- _Exercise brief_: Copy only this: the line containing "Convert this chart", the line containing "Chart.register(...registerables);", and every line between them, exactly as written.
★ ★ ★ ★ ★ ★ ★
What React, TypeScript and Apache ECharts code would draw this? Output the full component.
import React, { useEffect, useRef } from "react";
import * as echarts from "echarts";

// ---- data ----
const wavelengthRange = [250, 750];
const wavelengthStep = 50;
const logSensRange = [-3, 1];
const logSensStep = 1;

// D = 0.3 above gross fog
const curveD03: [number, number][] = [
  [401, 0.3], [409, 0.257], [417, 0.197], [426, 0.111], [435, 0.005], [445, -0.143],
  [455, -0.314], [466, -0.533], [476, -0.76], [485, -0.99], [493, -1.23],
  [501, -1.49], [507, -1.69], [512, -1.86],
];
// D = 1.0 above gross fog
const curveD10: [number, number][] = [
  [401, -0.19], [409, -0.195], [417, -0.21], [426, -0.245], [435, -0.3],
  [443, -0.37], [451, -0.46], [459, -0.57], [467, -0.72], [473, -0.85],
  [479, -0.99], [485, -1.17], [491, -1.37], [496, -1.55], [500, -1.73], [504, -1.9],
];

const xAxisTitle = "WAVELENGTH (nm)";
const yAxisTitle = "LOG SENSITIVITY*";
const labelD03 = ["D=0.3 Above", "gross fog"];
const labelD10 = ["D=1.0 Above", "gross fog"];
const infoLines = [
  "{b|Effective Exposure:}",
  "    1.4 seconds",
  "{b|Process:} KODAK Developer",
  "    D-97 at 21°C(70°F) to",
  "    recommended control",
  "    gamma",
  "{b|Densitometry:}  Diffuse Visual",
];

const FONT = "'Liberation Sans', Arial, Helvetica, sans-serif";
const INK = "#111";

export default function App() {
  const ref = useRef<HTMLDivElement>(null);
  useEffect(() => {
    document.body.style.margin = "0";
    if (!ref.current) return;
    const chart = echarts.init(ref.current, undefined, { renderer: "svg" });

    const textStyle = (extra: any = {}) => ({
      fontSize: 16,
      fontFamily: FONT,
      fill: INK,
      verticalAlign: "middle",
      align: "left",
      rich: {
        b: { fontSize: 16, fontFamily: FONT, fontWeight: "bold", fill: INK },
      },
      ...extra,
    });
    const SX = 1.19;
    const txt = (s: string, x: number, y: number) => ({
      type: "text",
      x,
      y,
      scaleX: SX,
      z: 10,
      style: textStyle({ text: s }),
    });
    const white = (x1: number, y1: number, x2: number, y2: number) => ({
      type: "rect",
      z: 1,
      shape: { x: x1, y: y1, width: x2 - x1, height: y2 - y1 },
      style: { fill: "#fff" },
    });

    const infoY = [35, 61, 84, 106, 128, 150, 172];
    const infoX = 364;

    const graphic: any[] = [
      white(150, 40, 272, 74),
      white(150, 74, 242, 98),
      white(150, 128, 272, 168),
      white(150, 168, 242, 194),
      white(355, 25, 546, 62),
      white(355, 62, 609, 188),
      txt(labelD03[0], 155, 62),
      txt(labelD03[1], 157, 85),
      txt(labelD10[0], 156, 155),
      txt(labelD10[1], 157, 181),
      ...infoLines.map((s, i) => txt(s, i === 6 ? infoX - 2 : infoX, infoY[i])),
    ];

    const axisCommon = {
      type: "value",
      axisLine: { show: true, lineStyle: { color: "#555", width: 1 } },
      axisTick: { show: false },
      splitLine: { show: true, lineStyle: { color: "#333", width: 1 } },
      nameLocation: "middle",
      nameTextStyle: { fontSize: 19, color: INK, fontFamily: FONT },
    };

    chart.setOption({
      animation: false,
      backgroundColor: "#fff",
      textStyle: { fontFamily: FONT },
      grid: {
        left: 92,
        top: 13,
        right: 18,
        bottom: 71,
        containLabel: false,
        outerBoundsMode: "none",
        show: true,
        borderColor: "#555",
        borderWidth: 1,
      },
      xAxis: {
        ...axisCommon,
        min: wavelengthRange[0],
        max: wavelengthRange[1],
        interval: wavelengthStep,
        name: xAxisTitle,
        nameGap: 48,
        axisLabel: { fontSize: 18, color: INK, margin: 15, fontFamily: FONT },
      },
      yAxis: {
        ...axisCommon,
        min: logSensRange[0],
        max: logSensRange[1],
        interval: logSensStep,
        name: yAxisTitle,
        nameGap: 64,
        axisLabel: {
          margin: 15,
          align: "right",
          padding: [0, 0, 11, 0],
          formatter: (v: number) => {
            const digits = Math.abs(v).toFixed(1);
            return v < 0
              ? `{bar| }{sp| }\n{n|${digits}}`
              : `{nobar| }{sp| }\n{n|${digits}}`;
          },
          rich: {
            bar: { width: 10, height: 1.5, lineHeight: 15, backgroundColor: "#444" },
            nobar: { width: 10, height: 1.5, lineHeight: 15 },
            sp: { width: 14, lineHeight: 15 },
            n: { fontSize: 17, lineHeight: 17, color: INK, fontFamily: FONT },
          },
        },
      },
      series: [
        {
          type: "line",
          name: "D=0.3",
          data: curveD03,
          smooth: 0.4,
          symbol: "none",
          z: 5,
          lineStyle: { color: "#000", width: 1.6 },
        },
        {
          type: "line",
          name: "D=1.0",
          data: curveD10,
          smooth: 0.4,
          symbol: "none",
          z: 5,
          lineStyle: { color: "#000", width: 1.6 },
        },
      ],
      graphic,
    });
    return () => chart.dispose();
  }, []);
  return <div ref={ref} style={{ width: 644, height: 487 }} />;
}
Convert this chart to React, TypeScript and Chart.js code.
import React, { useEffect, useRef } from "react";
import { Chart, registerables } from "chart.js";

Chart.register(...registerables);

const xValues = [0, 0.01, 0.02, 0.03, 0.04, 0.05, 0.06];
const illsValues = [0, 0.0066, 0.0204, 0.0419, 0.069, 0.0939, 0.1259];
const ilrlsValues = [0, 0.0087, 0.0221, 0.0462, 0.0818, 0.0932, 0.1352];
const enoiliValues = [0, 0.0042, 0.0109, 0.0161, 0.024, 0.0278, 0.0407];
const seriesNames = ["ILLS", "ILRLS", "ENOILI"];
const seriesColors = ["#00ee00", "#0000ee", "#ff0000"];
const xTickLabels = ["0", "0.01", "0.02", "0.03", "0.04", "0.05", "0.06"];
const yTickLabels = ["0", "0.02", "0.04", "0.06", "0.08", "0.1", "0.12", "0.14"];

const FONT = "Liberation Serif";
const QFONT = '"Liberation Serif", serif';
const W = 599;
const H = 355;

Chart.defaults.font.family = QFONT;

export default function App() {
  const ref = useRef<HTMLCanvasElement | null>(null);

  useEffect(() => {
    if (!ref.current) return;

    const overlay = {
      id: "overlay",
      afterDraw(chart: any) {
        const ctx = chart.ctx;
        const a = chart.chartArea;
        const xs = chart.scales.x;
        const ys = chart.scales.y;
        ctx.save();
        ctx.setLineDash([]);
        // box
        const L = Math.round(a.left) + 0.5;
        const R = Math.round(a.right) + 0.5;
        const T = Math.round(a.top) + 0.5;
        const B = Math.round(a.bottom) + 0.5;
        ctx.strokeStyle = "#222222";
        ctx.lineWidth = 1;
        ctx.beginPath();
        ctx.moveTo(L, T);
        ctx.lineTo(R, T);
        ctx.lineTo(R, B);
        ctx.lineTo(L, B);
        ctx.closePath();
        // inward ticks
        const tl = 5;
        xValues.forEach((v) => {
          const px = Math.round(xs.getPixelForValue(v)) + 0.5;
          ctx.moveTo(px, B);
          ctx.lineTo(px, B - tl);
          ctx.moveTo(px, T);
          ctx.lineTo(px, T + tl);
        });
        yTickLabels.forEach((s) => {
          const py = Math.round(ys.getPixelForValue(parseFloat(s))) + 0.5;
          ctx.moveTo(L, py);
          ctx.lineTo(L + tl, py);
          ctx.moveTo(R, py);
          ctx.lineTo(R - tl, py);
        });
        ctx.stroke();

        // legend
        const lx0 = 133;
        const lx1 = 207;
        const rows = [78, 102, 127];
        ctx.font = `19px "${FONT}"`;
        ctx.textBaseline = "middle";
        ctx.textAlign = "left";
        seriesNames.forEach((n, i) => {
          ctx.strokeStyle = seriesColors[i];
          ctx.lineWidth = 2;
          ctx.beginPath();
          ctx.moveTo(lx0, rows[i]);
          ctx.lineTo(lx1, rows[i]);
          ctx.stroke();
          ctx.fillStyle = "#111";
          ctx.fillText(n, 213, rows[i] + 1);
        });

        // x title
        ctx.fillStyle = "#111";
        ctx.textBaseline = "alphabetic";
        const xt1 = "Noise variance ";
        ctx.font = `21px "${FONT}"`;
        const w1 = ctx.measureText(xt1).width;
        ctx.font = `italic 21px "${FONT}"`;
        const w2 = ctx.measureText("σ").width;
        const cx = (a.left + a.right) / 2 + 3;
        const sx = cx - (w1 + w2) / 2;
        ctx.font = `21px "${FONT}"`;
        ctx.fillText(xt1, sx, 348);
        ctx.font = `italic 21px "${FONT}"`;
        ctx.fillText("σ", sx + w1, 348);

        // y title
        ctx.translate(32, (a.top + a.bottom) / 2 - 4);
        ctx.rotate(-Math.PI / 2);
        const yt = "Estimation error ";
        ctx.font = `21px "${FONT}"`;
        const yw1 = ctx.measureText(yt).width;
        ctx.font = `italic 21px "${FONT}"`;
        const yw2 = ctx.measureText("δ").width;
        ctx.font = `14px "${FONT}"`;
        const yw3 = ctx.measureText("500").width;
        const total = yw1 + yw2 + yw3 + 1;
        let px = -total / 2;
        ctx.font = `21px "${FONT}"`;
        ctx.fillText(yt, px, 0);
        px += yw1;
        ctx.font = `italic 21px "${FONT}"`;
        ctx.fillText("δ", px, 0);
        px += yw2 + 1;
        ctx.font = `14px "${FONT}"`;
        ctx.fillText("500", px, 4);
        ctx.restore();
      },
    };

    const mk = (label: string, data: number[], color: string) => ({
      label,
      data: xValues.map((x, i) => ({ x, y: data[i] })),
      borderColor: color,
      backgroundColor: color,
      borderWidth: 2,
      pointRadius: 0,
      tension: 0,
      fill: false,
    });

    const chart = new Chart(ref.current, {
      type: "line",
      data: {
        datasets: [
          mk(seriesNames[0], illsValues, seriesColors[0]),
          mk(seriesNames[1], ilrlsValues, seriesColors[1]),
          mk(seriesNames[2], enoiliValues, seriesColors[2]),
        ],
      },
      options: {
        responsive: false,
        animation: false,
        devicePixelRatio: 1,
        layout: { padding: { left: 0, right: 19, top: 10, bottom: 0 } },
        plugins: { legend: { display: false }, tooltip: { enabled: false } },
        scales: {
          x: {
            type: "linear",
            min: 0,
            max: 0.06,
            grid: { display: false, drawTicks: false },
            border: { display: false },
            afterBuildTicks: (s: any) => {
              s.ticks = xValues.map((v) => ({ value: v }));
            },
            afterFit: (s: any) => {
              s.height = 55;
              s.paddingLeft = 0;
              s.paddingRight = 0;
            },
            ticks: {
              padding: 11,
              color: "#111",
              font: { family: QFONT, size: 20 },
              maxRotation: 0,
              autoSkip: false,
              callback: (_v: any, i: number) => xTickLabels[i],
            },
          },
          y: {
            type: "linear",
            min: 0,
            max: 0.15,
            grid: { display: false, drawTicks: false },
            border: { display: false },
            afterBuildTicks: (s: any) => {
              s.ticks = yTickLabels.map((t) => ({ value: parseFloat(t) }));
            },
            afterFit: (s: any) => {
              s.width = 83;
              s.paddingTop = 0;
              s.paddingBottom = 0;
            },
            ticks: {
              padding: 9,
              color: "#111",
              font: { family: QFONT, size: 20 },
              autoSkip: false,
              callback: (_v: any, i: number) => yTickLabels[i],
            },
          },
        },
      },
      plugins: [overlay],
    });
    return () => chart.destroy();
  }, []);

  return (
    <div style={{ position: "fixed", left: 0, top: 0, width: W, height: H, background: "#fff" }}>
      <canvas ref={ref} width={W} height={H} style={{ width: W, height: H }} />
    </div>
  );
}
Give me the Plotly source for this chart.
★ ★ ★ ★ ★ ★ ★
- _Answer below_:
Convert this chart to React, TypeScript and Chart.js code.
import React, { useEffect, useRef } from "react";
import { Chart, registerables } from "chart.js";

Chart.register(...registerables);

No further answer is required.